Miscarriage can be traumatizing to mom, family
By Barbara Pierce
“When we choose to become parents, we take a big risk with our hearts. Never do we love so intensely — and this is scary, but so worth it.”
This is what Hilaria Baldwin — wife of Alex Baldwin — recently posted on social media (as quoted in USA Today).
“This time, when I opened my heart up to another baby, he or she didn’t stay very long. But I love this little soul deeply and wholly,” she continued. “I’m feeling fragile and I need support. I’m hoping, that by sharing this, I can raise awareness about this sensitive topic.”
A few years ago, Mark Zuckerberg wrote on Facebook: “We’ve been trying to have a child and have had three miscarriages along the way.”
“You feel so hopeful when you learn you’re going to have a child. You start imagining who they’ll become and dreaming of hopes for their future. You start making plans, and then they’re gone. It’s a lonely experience,” the Facebook chief said.
“Miscarriage is lonely and a great loss,” said Michelle Firlit, community health worker supervisor for The Neighborhood Center in Utica and its community health worker program, which works to improve birth outcomes among women with disparities.
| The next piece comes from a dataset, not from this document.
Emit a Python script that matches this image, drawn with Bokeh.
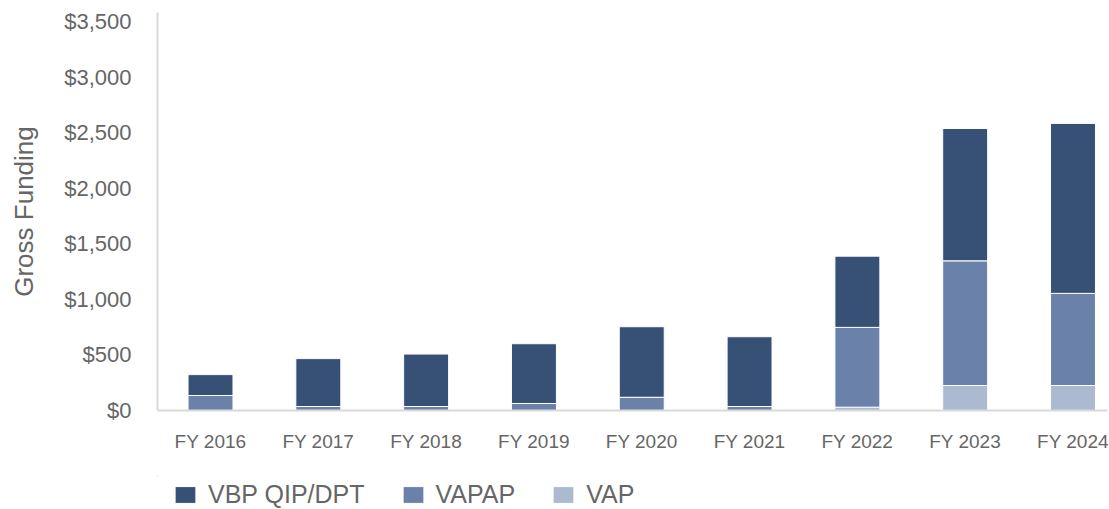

Community health worker services include free home visits for women in their childbearing years, explained Firlit.
“We work with women before they have a baby, during pregnancy and after pregnancy. We help and support women and their families to get needed health care,” she said.
The Mohawk Valley Perinatal Network recently merged with The Neighborhood Center.
“We provide support to women who have had miscarriages,” Firlit said. “We listen to her feelings, help with further counseling, and help her feel positive about the future. We get her through it.”
According to the March of Dimes, as many as 50% of pregnancies end in miscarriage. This high number is because most miscarriages happen in the first months of pregnancy, before a woman misses a period or knows she is pregnant.
About 15% to 25% of recognized pregnancies will end in a miscarriage.
Usually a miscarriage cannot be prevented and occurs because the pregnancy is not normal. Most miscarriages happen when the unborn baby has fatal genetic problems. Usually, these problems are unrelated to the mother.
Other causes of miscarriage include infection, medical conditions in the mother, such as diabetes or thyroid disease, hormone problems, immune system responses or uterine abnormalities.
“Being open just allowed me relief a little bit. Secrets are only scary when they’re secrets. Once you let the secret out, it’s not so scary anymore.”
A woman has a higher risk of miscarriage if she is over age 35, has certain diseases, or has had three or more miscarriages.
Having a miscarriage does not mean you have a fertility problem. The good news for couples that have experienced miscarriage is that a miscarriage does not lower the chances of successful pregnancy in the future. Even those with recurrent miscarriages are most likely going to have healthy children. After three miscarriages, Zuckerberg and his wife now have two healthy little girls.
Symptoms of a miscarriage include bleeding which progresses from light to heavy, severe cramps and stomach pain, fever, weakness, and back pain. If you experience these symptoms, contact your health care provider right away.
Discuss the timing of your next pregnancy with your health care provider. Some recommend waiting from one menstrual cycle to three months before trying to conceive again.
If you’ve had two miscarriages in a row, you should stop trying to conceive, use birth control, and ask for diagnostic tests to determine the cause of the miscarriages.
Taking time to heal both physically and emotionally after a miscarriage is important. Baldwin said she posted her pain on social media because she felt “fragile” and needed support.
“For me, it would be harder to do it silently,” she said. “Being open just allowed me relief a little bit. Secrets are only scary when they’re secrets. Once you let the secret out, it’s not so scary anymore.”
The overall response to her sharing was supportive. She also has gotten helpful knowledge from other women who have been through miscarriages.
“I got great advice,’’ she said. “This is something I’ve never gone through before. Women came on my Instagram or stopped on the street and gave me such wisdom.”
Women also don’t often live near their mothers, sisters, aunts and cousins. It’s likely that they haven’t been present and aware when these women lost pregnancies and don’t have the physical and emotional support for their losses that extended family would provide.
If you or someone you love suffers a miscarriage, find a way to get the support you need to cope with this difficult experience. You don’t have to feel devastated and alone when you experience such a loss.
Above all, don’t blame yourself for the miscarriage. Counseling is available to help you cope with your loss. Pregnancy loss support groups may also be a valuable resource to you and your partner.